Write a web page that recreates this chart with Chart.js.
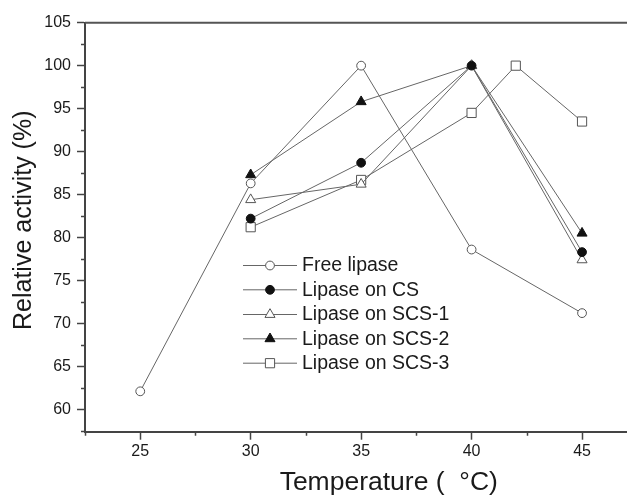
<!DOCTYPE html>
<html><head><meta charset="utf-8">
<script src="https://cdn.jsdelivr.net/npm/chart.js@4/dist/chart.umd.min.js"></script>
<style>html,body{margin:0;padding:0;overflow:hidden;background:#fff;}#wrap{width:700px;height:496px;position:relative;}</style>
</head><body><div id="wrap"><canvas id="c"></canvas></div>
<script>
const seriesNames = ['Free lipase', 'Lipase on CS', 'Lipase on SCS-1', 'Lipase on SCS-2', 'Lipase on SCS-3'];
const freeX = [25, 30, 35, 40, 45];
const freeY = [62.1, 86.3, 100, 78.6, 71.2];
const csX = [30, 35, 40, 45];
const csY = [82.2, 88.7, 100, 78.3];
const scs1X = [30, 35, 40, 45];
const scs1Y = [84.4, 86.2, 100, 77.4];
const scs2X = [30, 35, 40, 45];
const scs2Y = [87.3, 95.8, 100, 80.5];
const scs3X = [30, 35, 40, 42, 45];
const scs3Y = [81.2, 86.7, 94.5, 100, 93.5];
const xTickValues = [25, 30, 35, 40, 45];
const yTickValues = [60, 65, 70, 75, 80, 85, 90, 95, 100, 105];
const xMinorTicks = [22.5, 27.5, 32.5, 37.5, 42.5, 47.5];
const yMinorTicks = [57.5, 62.5, 67.5, 72.5, 77.5, 82.5, 87.5, 92.5, 97.5, 102.5];
const xTitle = 'Temperature (  \u00B0C)';
const yTitle = '  Relative activity (%)';

const FONT = "'Liberation Sans', Arial, Helvetica, sans-serif";
const LINE = '#666';
const pts = (xs, ys) => xs.map((x, i) => ({x: x, y: ys[i]}));
function ds(label, xs, ys, style, filled, r) {
  return {label, data: pts(xs, ys), borderColor: LINE, borderWidth: 1, pointStyle: style,
    pointRadius: r, pointHoverRadius: r, pointBorderWidth: 1,
    pointBackgroundColor: filled ? '#111' : '#fff', pointBorderColor: filled ? '#111' : '#555',
    fill: false, tension: 0};
}
const datasets = [
  ds(seriesNames[0], freeX, freeY, 'circle', false, 4.4),
  ds(seriesNames[1], csX, csY, 'circle', true, 4.4),
  ds(seriesNames[2], scs1X, scs1Y, 'triangle', false, 5.8),
  ds(seriesNames[3], scs2X, scs2Y, 'triangle', true, 5.8),
  ds(seriesNames[4], scs3X, scs3Y, 'rect', false, 6.5)
];

function marker(ctx, style, r, x, y, fill, stroke) {
  ctx.save();
  ctx.fillStyle = fill; ctx.strokeStyle = stroke; ctx.lineWidth = 1;
  ctx.beginPath();
  if (style === 'circle') { ctx.arc(x, y, r, 0, Math.PI * 2); }
  else if (style === 'triangle') {
    ctx.moveTo(x, y - r);
    ctx.lineTo(x + r * Math.sin(2 * Math.PI / 3), y - r * Math.cos(2 * Math.PI / 3));
    ctx.lineTo(x + r * Math.sin(4 * Math.PI / 3), y - r * Math.cos(4 * Math.PI / 3));
    ctx.closePath();
  } else { const s = r * Math.SQRT1_2; ctx.rect(x - s, y - s, 2 * s, 2 * s); }
  ctx.fill(); ctx.stroke();
  ctx.restore();
}

const extras = {
  id: 'extras',
  afterDraw(chart) {
    const ctx = chart.ctx, a = chart.chartArea, xs = chart.scales.x, ys = chart.scales.y;
    ctx.save();
    ctx.strokeStyle = '#555'; ctx.lineWidth = 2;
    ctx.beginPath(); ctx.moveTo(a.left, a.top); ctx.lineTo(a.right, a.top); ctx.stroke();
    ctx.strokeStyle = '#444'; ctx.lineWidth = 1.5;
    ctx.beginPath();
    xMinorTicks.forEach(v => { const px = Math.round(xs.getPixelForValue(v)) + 0.5; ctx.moveTo(px, a.bottom); ctx.lineTo(px, a.bottom + 4); });
    yMinorTicks.forEach(v => { const py = Math.round(ys.getPixelForValue(v)) + 0.5; ctx.moveTo(a.left, py); ctx.lineTo(a.left - 4, py); });
    ctx.stroke();
    const rows = [265, 289.3, 314, 338.3, 362.7];
    ctx.font = '19.5px ' + FONT; ctx.textBaseline = 'middle'; ctx.textAlign = 'left';
    chart.data.datasets.forEach((d, i) => {
      const y = rows[i];
      ctx.strokeStyle = LINE; ctx.lineWidth = 1;
      ctx.beginPath(); ctx.moveTo(243, y + 0.5); ctx.lineTo(297, y + 0.5); ctx.stroke();
      marker(ctx, d.pointStyle, d.pointRadius, 270, y + 0.5, d.pointBackgroundColor, d.pointBorderColor);
      ctx.fillStyle = '#1a1a1a';
      ctx.fillText(d.label, 302, y + 1);
    });
    ctx.restore();
  }
};

new Chart(document.getElementById('c'), {
  type: 'line',
  data: {datasets},
  plugins: [extras],
  options: {
    responsive: true, maintainAspectRatio: false, animation: false,
    layout: {padding: {top: 22.7, right: 5, left: 0, bottom: 0}},
    plugins: {legend: {display: false}, tooltip: {enabled: false}},
    scales: {
      x: {type: 'linear', min: 22.5, max: 50,
        afterBuildTicks: s => { s.ticks = xTickValues.map(v => ({value: v})); },
        afterFit: s => { s.height = 64.3; },
        grid: {display: true, drawOnChartArea: false, drawTicks: true, tickLength: 8, tickColor: '#444', tickWidth: 1.5},
        border: {display: true, color: '#444', width: 2},
        ticks: {autoSkip: false, maxRotation: 0, padding: 2, color: '#1a1a1a', font: {family: FONT, size: 16}},
        title: {display: true, text: xTitle, color: '#1a1a1a', font: {family: FONT, size: 26.5, lineHeight: 1}, padding: {top: 0, bottom: 0.5}}
      },
      y: {type: 'linear', min: 57.4, max: 105,
        afterBuildTicks: s => { s.ticks = yTickValues.map(v => ({value: v})); },
        afterFit: s => { s.width = 85; },
        grid: {display: true, drawOnChartArea: false, drawTicks: true, tickLength: 8, tickColor: '#444', tickWidth: 1.5},
        border: {display: true, color: '#444', width: 2},
        ticks: {autoSkip: false, padding: 6, color: '#1a1a1a', font: {family: FONT, size: 16}},
        title: {display: true, text: yTitle, color: '#1a1a1a', font: {family: FONT, size: 25, lineHeight: 1.2}, padding: {top: 9, bottom: 0}}
      }
    }
  }
});
</script></body></html>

*Prompt*:
Restate the full listing verbatim and drop every picture.

*Completed task*:
Write a web page that recreates this chart with Chart.js.
<!DOCTYPE html>
<html><head><meta charset="utf-8">
<script src="https://cdn.jsdelivr.net/npm/chart.js@4/dist/chart.umd.min.js"></script>
<style>html,body{margin:0;padding:0;overflow:hidden;background:#fff;}#wrap{width:700px;height:496px;position:relative;}</style>
</head><body><div id="wrap"><canvas id="c"></canvas></div>
<script>
const seriesNames = ['Free lipase', 'Lipase on CS', 'Lipase on SCS-1', 'Lipase on SCS-2', 'Lipase on SCS-3'];
const freeX = [25, 30, 35, 40, 45];
const freeY = [62.1, 86.3, 100, 78.6, 71.2];
const csX = [30, 35, 40, 45];
const csY = [82.2, 88.7, 100, 78.3];
const scs1X = [30, 35, 40, 45];
const scs1Y = [84.4, 86.2, 100, 77.4];
const scs2X = [30, 35, 40, 45];
const scs2Y = [87.3, 95.8, 100, 80.5];
const scs3X = [30, 35, 40, 42, 45];
const scs3Y = [81.2, 86.7, 94.5, 100, 93.5];
const xTickValues = [25, 30, 35, 40, 45];
const yTickValues = [60, 65, 70, 75, 80, 85, 90, 95, 100, 105];
const xMinorTicks = [22.5, 27.5, 32.5, 37.5, 42.5, 47.5];
const yMinorTicks = [57.5, 62.5, 67.5, 72.5, 77.5, 82.5, 87.5, 92.5, 97.5, 102.5];
const xTitle = 'Temperature (  \u00B0C)';
const yTitle = '  Relative activity (%)';

const FONT = "'Liberation Sans', Arial, Helvetica, sans-serif";
const LINE = '#666';
const pts = (xs, ys) => xs.map((x, i) => ({x: x, y: ys[i]}));
function ds(label, xs, ys, style, filled, r) {
  return {label, data: pts(xs, ys), borderColor: LINE, borderWidth: 1, pointStyle: style,
    pointRadius: r, pointHoverRadius: r, pointBorderWidth: 1,
    pointBackgroundColor: filled ? '#111' : '#fff', pointBorderColor: filled ? '#111' : '#555',
    fill: false, tension: 0};
}
const datasets = [
  ds(seriesNames[0], freeX, freeY, 'circle', false, 4.4),
  ds(seriesNames[1], csX, csY, 'circle', true, 4.4),
  ds(seriesNames[2], scs1X, scs1Y, 'triangle', false, 5.8),
  ds(seriesNames[3], scs2X, scs2Y, 'triangle', true, 5.8),
  ds(seriesNames[4], scs3X, scs3Y, 'rect', false, 6.5)
];

function marker(ctx, style, r, x, y, fill, stroke) {
  ctx.save();
  ctx.fillStyle = fill; ctx.strokeStyle = stroke; ctx.lineWidth = 1;
  ctx.beginPath();
  if (style === 'circle') { ctx.arc(x, y, r, 0, Math.PI * 2); }
  else if (style === 'triangle') {
    ctx.moveTo(x, y - r);
    ctx.lineTo(x + r * Math.sin(2 * Math.PI / 3), y - r * Math.cos(2 * Math.PI / 3));
    ctx.lineTo(x + r * Math.sin(4 * Math.PI / 3), y - r * Math.cos(4 * Math.PI / 3));
    ctx.closePath();
  } else { const s = r * Math.SQRT1_2; ctx.rect(x - s, y - s, 2 * s, 2 * s); }
  ctx.fill(); ctx.stroke();
  ctx.restore();
}

const extras = {
  id: 'extras',
  afterDraw(chart) {
    const ctx = chart.ctx, a = chart.chartArea, xs = chart.scales.x, ys = chart.scales.y;
    ctx.save();
    ctx.strokeStyle = '#555'; ctx.lineWidth = 2;
    ctx.beginPath(); ctx.moveTo(a.left, a.top); ctx.lineTo(a.right, a.top); ctx.stroke();
    ctx.strokeStyle = '#444'; ctx.lineWidth = 1.5;
    ctx.beginPath();
    xMinorTicks.forEach(v => { const px = Math.round(xs.getPixelForValue(v)) + 0.5; ctx.moveTo(px, a.bottom); ctx.lineTo(px, a.bottom + 4); });
    yMinorTicks.forEach(v => { const py = Math.round(ys.getPixelForValue(v)) + 0.5; ctx.moveTo(a.left, py); ctx.lineTo(a.left - 4, py); });
    ctx.stroke();
    const rows = [265, 289.3, 314, 338.3, 362.7];
    ctx.font = '19.5px ' + FONT; ctx.textBaseline = 'middle'; ctx.textAlign = 'left';
    chart.data.datasets.forEach((d, i) => {
      const y = rows[i];
      ctx.strokeStyle = LINE; ctx.lineWidth = 1;
      ctx.beginPath(); ctx.moveTo(243, y + 0.5); ctx.lineTo(297, y + 0.5); ctx.stroke();
      marker(ctx, d.pointStyle, d.pointRadius, 270, y + 0.5, d.pointBackgroundColor, d.pointBorderColor);
      ctx.fillStyle = '#1a1a1a';
      ctx.fillText(d.label, 302, y + 1);
    });
    ctx.restore();
  }
};

new Chart(document.getElementById('c'), {
  type: 'line',
  data: {datasets},
  plugins: [extras],
  options: {
    responsive: true, maintainAspectRatio: false, animation: false,
    layout: {padding: {top: 22.7, right: 5, left: 0, bottom: 0}},
    plugins: {legend: {display: false}, tooltip: {enabled: false}},
    scales: {
      x: {type: 'linear', min: 22.5, max: 50,
        afterBuildTicks: s => { s.ticks = xTickValues.map(v => ({value: v})); },
        afterFit: s => { s.height = 64.3; },
        grid: {display: true, drawOnChartArea: false, drawTicks: true, tickLength: 8, tickColor: '#444', tickWidth: 1.5},
        border: {display: true, color: '#444', width: 2},
        ticks: {autoSkip: false, maxRotation: 0, padding: 2, color: '#1a1a1a', font: {family: FONT, size: 16}},
        title: {display: true, text: xTitle, color: '#1a1a1a', font: {family: FONT, size: 26.5, lineHeight: 1}, padding: {top: 0, bottom: 0.5}}
      },
      y: {type: 'linear', min: 57.4, max: 105,
        afterBuildTicks: s => { s.ticks = yTickValues.map(v => ({value: v})); },
        afterFit: s => { s.width = 85; },
        grid: {display: true, drawOnChartArea: false, drawTicks: true, tickLength: 8, tickColor: '#444', tickWidth: 1.5},
        border: {display: true, color: '#444', width: 2},
        ticks: {autoSkip: false, padding: 6, color: '#1a1a1a', font: {family: FONT, size: 16}},
        title: {display: true, text: yTitle, color: '#1a1a1a', font: {family: FONT, size: 25, lineHeight: 1.2}, padding: {top: 9, bottom: 0}}
      }
    }
  }
});
</script></body></html>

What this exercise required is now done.